“Blogs are vile. Blogs are terrible. Blogs will be the death of us all.”
Howard Jacobson at ‘The Last Word’, Jewish Book Week, Sunday March 6th 2011.
Sunday night marked the end of Jewish Book Week, and having a Jewish Booker Prize winner is a coup best saved for the finale. ‘The Last Word’ differed from the Nicole Krauss evening on Tuesday: the latter was strictly book centred. The author talked about her inspiration, her writing processes, the characters and why they had to be as they were, her aims, the changes in her life over the course of writing the book and the reason for the title. Great House requires both the characters and the readers to close off the outside world and dive into the confessions of the soul and that, too, was the essence of the talk. In the darkness of the auditorium, the audience closed off the outside world and delved into the book’s soul, and the author’s soul. One audience member dared to ask what it was like living with another successful author (Jonathan Safran Foer) but Krauss is famously guarded about discussing her husband. She and Naomi Alderman veered the conversation politely but firmly back to the novel, as though real life constituted a sordid digression from the fundamentals of fiction.
On Sunday night, the fictional mechanics of ‘The Finkler Question’ were not under scrutiny. There is community-wide pride and delight that a Jewish author won the highest prize for a novel that his mother told him wouldn’t win because it was ‘too Jewish’. But the novel casts a spotlight on the politics, effects and experiences of Anglo Jewry and the anti-Semitism that Jacobson says Jews themselves are best at, so it made sense that the essence of last night’s talk wasn’t a closing off but an opening out.
Questions naturally arose from the themes of book: are modern British Jews still outsiders? How do we react to this week’s Amalekian comments from Galliano and Assange? Or to the Iranians seeing Zion in the Olympic logo; Carol Churchill’s plays or programmes like The Promise? How do we stand up to unacceptable things?
Jonathan Freedland is exceptionally qualified to host a talk like this: he’s informed, articulate and level headed. I was living in Jerusalem, working for a news agency and writing a blog for The Independent when the Gaza war broke out and I have every respect for Freedland because it’s not easy being a journalist when you can neither champion nor condemn what ‘your lot’ are doing but feel acutely pressured from both sides to do so.
The regrettable aftertaste in my mouth as the event and the week drew to a close was that there are Jews who, according to a lady in the audience, are ‘ashamed of being Jews’. I wanted to stand up and say, ‘Lady, you have no idea what you have in your hands.’ But I didn’t. Because I don’t know what context she meant it in, and because war and politics have a way of making beautiful legacies ugly and dignified people feel uncomfortable. She has every right to feel what she feels, but it was still a sour tang I drove home with after such a sweet Booker-flavoured achievement.
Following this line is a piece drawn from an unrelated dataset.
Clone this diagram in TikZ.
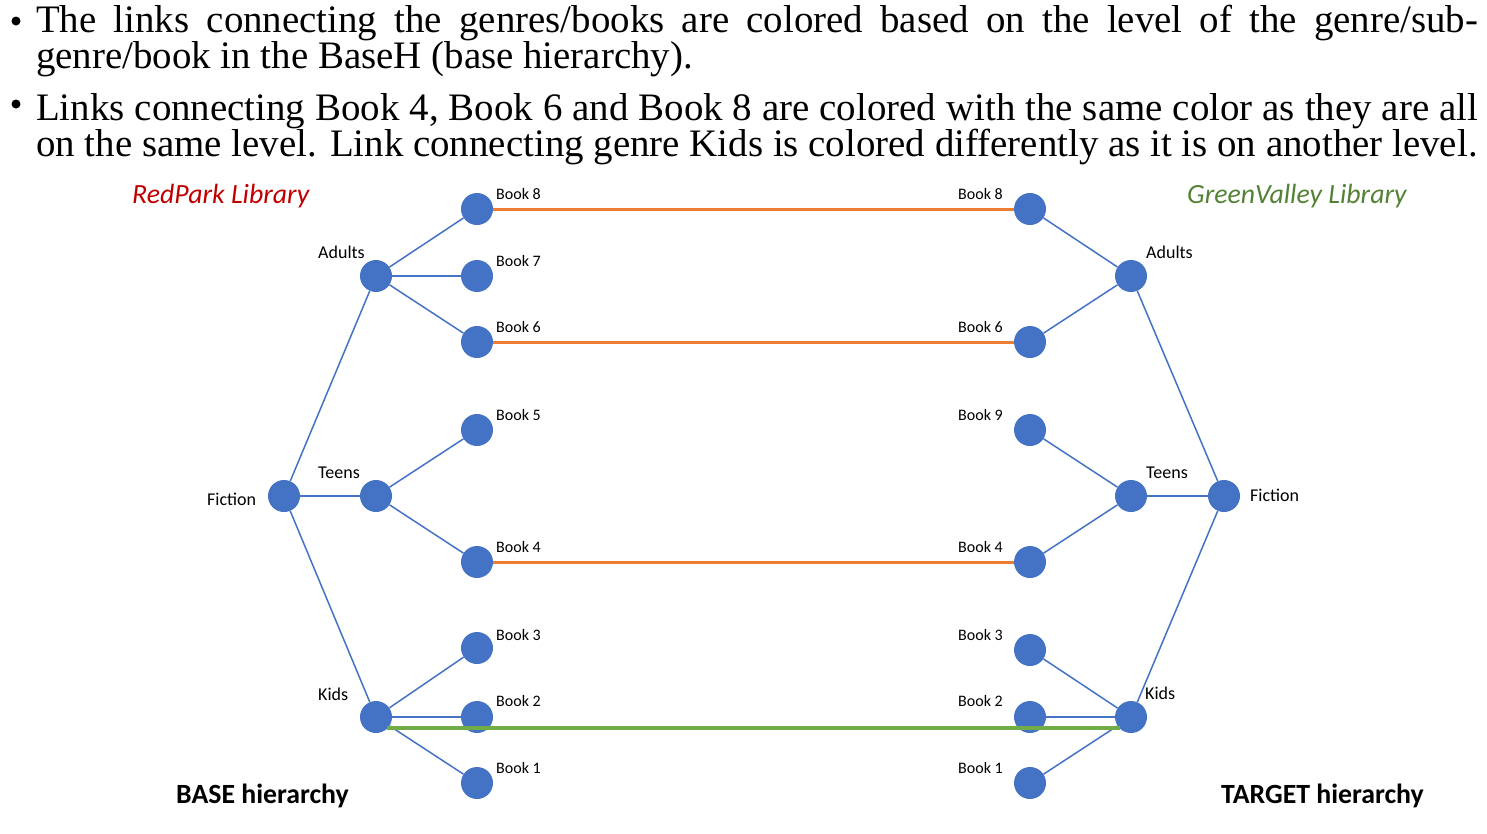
\documentclass[tikz,border=0pt]{standalone}
\usepackage{fontspec}
\setmainfont{Liberation Serif}
\newfontfamily\calibri{Carlito}
\usetikzlibrary{positioning}
\definecolor{nodeblue}{HTML}{4472C4}
\definecolor{linkorange}{HTML}{ED7D31}
\definecolor{linkgreen}{HTML}{70AD47}
\definecolor{redpark}{HTML}{C00000}
\definecolor{greenvalley}{HTML}{548235}

\begin{document}
\begin{tikzpicture}[x=1pt, y=-1pt,
    vert/.style={circle, fill=nodeblue, minimum size=32pt, inner sep=0pt},
    treelink/.style={nodeblue, line width=1.5pt},
    samelvl/.style={linkorange, line width=3pt},
    otherlvl/.style={linkgreen, line width=4pt},
    booklbl/.style={font=\calibri\fontsize{16}{19}\selectfont, inner sep=0pt},
    genrelbl/.style={font=\calibri\fontsize{18}{22}\selectfont, inner sep=0pt},
    libname/.style={font=\calibri\itshape\fontsize{27.8}{32}\selectfont, inner sep=0pt},
    hiername/.style={font=\calibri\bfseries\fontsize{27.8}{32}\selectfont, inner sep=0pt},
    note/.style={font=\fontsize{38.9}{36}\selectfont, inner sep=0pt, align=left, anchor=north west},
    bul/.style={circle, fill=black, minimum size=9pt, inner sep=0pt}]
    \useasboundingbox (0,0) rectangle (1487,833);

    \node[bul] (dot1) at (16,21) {};
    \node[note] (note1) at (36,5.4) {\makebox[1442pt][s]{The links connecting the genres/books are colored based on the level of the genre/sub-}\\genre/book in the BaseH (base hierarchy).};
    \node[bul] (dot2) at (16,104) {};
    \node[note] (note2) at (36,93.4) {\makebox[1442pt][s]{Links connecting Book 4, Book 6 and Book 8 are colored with the same color as they are all}\\on the same level. Link connecting genre Kids is colored differently as it is on another level.};

    \node[libname, text=redpark, anchor=base west] (redlib) at (132,203) {RedPark Library};
    \node[libname, text=greenvalley, anchor=base west] (greenlib) at (1187,203) {GreenValley Library};
    \node[hiername, anchor=base west] (basetxt) at (176,803) {BASE hierarchy};
    \node[hiername, anchor=base west] (targettxt) at (1221,803) {TARGET hierarchy};

    \node[vert] (fictL) at (284,496) {};
    \node[vert] (adultsL) at (376,276) {};
    \node[vert] (teensL) at (376,496) {};
    \node[vert] (kidsL) at (376,717) {};
    \node[vert] (bL8) at (477,209) {};
    \node[vert] (bL7) at (477,276) {};
    \node[vert] (bL6) at (477,342) {};
    \node[vert] (bL5) at (477,430) {};
    \node[vert] (bL4) at (477,562) {};
    \node[vert] (bL3) at (477,648) {};
    \node[vert] (bL2) at (477,717) {};
    \node[vert] (bL1) at (477,783) {};

    \node[vert] (bR8) at (1030,209) {};
    \node[vert] (bR6) at (1030,342) {};
    \node[vert] (bR9) at (1030,430) {};
    \node[vert] (bR4) at (1030,562) {};
    \node[vert] (bR3) at (1030,650) {};
    \node[vert] (bR2) at (1030,717) {};
    \node[vert] (bR1) at (1030,783) {};
    \node[vert] (adultsR) at (1131,276) {};
    \node[vert] (teensR) at (1131,496) {};
    \node[vert] (kidsR) at (1131,717) {};
    \node[vert] (fictR) at (1224,496) {};

    \node[genrelbl, anchor=base west] (fictLtxt) at (207,505) {Fiction};
    \node[genrelbl, anchor=base west] (adultsLtxt) at (318,258) {Adults};
    \node[genrelbl, anchor=base west] (teensLtxt) at (318,478) {Teens};
    \node[genrelbl, anchor=base west] (kidsLtxt) at (318,700) {Kids};
    \node[booklbl, anchor=base west] (bL8txt) at (496,199) {Book 8};
    \node[booklbl, anchor=base west] (bL7txt) at (496,266) {Book 7};
    \node[booklbl, anchor=base west] (bL6txt) at (496,332) {Book 6};
    \node[booklbl, anchor=base west] (bL5txt) at (496,420) {Book 5};
    \node[booklbl, anchor=base west] (bL4txt) at (496,552) {Book 4};
    \node[booklbl, anchor=base west] (bL3txt) at (496,640) {Book 3};
    \node[booklbl, anchor=base west] (bL2txt) at (496,706) {Book 2};
    \node[booklbl, anchor=base west] (bL1txt) at (496,773) {Book 1};

    \node[booklbl, anchor=base east] (bR8txt) at (1003,199) {Book 8};
    \node[booklbl, anchor=base east] (bR6txt) at (1003,332) {Book 6};
    \node[booklbl, anchor=base east] (bR9txt) at (1003,420) {Book 9};
    \node[booklbl, anchor=base east] (bR4txt) at (1003,552) {Book 4};
    \node[booklbl, anchor=base east] (bR3txt) at (1003,640) {Book 3};
    \node[booklbl, anchor=base east] (bR2txt) at (1003,706) {Book 2};
    \node[booklbl, anchor=base east] (bR1txt) at (1003,773) {Book 1};
    \node[genrelbl, anchor=base west] (adultsRtxt) at (1146,258) {Adults};
    \node[genrelbl, anchor=base west] (teensRtxt) at (1146,478) {Teens};
    \node[genrelbl, anchor=base west] (kidsRtxt) at (1145,699) {Kids};
    \node[genrelbl, anchor=base west] (fictRtxt) at (1250,501) {Fiction};

    \draw[treelink] (fictL) -- (adultsL);
    \draw[treelink] (fictL) -- (teensL);
    \draw[treelink] (fictL) -- (kidsL);
    \draw[treelink] (adultsL) -- (bL8);
    \draw[treelink] (adultsL) -- (bL7);
    \draw[treelink] (adultsL) -- (bL6);
    \draw[treelink] (teensL) -- (bL5);
    \draw[treelink] (teensL) -- (bL4);
    \draw[treelink] (kidsL) -- (bL3);
    \draw[treelink] (kidsL) -- (bL2);
    \draw[treelink] (kidsL) -- (bL1);

    \draw[treelink] (fictR) -- (adultsR);
    \draw[treelink] (fictR) -- (teensR);
    \draw[treelink] (fictR) -- (kidsR);
    \draw[treelink] (adultsR) -- (bR8);
    \draw[treelink] (adultsR) -- (bR6);
    \draw[treelink] (teensR) -- (bR9);
    \draw[treelink] (teensR) -- (bR4);
    \draw[treelink] (kidsR) -- (bR3);
    \draw[treelink] (kidsR) -- (bR2);
    \draw[treelink] (kidsR) -- (bR1);

    \draw[samelvl] (bL8) -- (bR8);
    \draw[samelvl] (bL6) -- (bR6);
    \draw[samelvl] (bL4) -- (bR4);
    \draw[otherlvl] (kidsL.south east) -- (kidsR.south west);
\end{tikzpicture}
\end{document}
The best thing to do in hostile circumstances, I’ve always maintained, is to shut the rest of the world off and dive somewhere nicer, and this would be a flawless solution but for the niggling fact that once we close the book we have to face life. We live here; our children go to schools, take buses home and study in universities rife with hostility. Israel and Middle Eastern politics are right there all the time. To oversimplify it, Krauss-like seclusion lies on one side; Freedland-like world management on the other, and both need to be addressed. ‘Phillip Roth is comfortable in his culture,’ Howard Jacobson said on Sunday,’ but we have a slightly different relationship to British culture.’ He stressed his Englishness, ‘I’m a defender of the English language! I go out like Don Quixote!’, and I think therein lies the answer. Sword aloft, like Don Quixote but preferably less farcically, we have to defend our right to exist, our right to be treated with respect and our right to feel how we feel. And when politics and people get ugly, we have to defend our right to shut the world out and lose ourselves in fiction when a good book is calling from the coffee table.